When the snow covers the ground the prospect is bleak and dispiriting. No brooks babble under icy armor. There is no bird life after the wild geese and ducks have passed on their way south. The silence of death rests on the vast landscape, save when it is swept by cruel winds… [The Isolation of Life on Prairie Farms]

I have noticed, however, that collective isolation (is this a term I can use?) tends to elicit a kind of unique camaraderie. Standing in the grocery line checkout, strangers often talk to each other, joking–or lamenting–about the latest weather forecast or commenting on the large displays of ice-melt at the store’s entrance. Weather isolation breeds unlikely, albeit temporary friendships. This has made me sincerely grateful for my weekly grocery shopping trips. A loaf of bread, a gallon of milk, a new friend? Why not?

And my new mantra is one borrowed from English Romantic poet, Percy Bysshe Shelley: If winter comes, can spring be far behind?
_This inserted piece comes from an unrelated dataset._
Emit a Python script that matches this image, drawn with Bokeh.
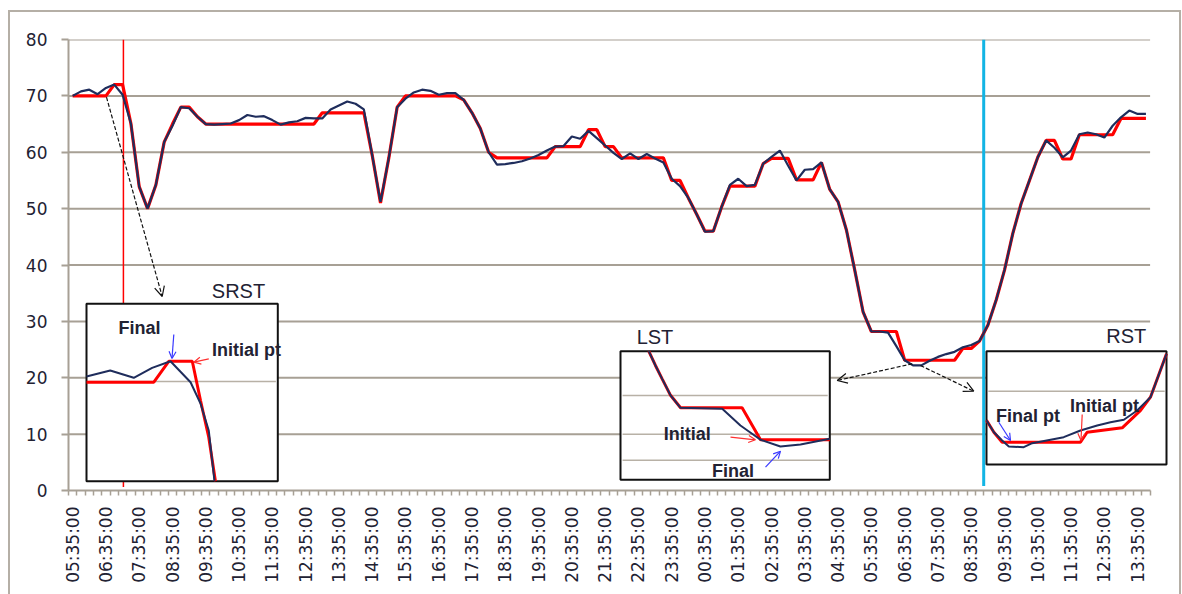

Ah yes, the passing of isolation and ice and the emergence of all things green and fragrant and an outdoor world peopled with, well, people! This world is right around the proverbial corner, and most of us can see its lilac face shining in the distance.

Months from now, there may be a time when I look fondly back on this winter of the arctic vortex, record snow, and seemingly permanent ice-fields. But probably not. Like comedian Carl Reiner, I will look back on all this snow as an unnecessary freezing of water. I’ll take my frozen water in ice cubes floating joyously in freshly-squeezed lemonade, thank you very much. And I’ll forget all about these isolating winter months when I walk the violet-laden path to my grandkids’ house.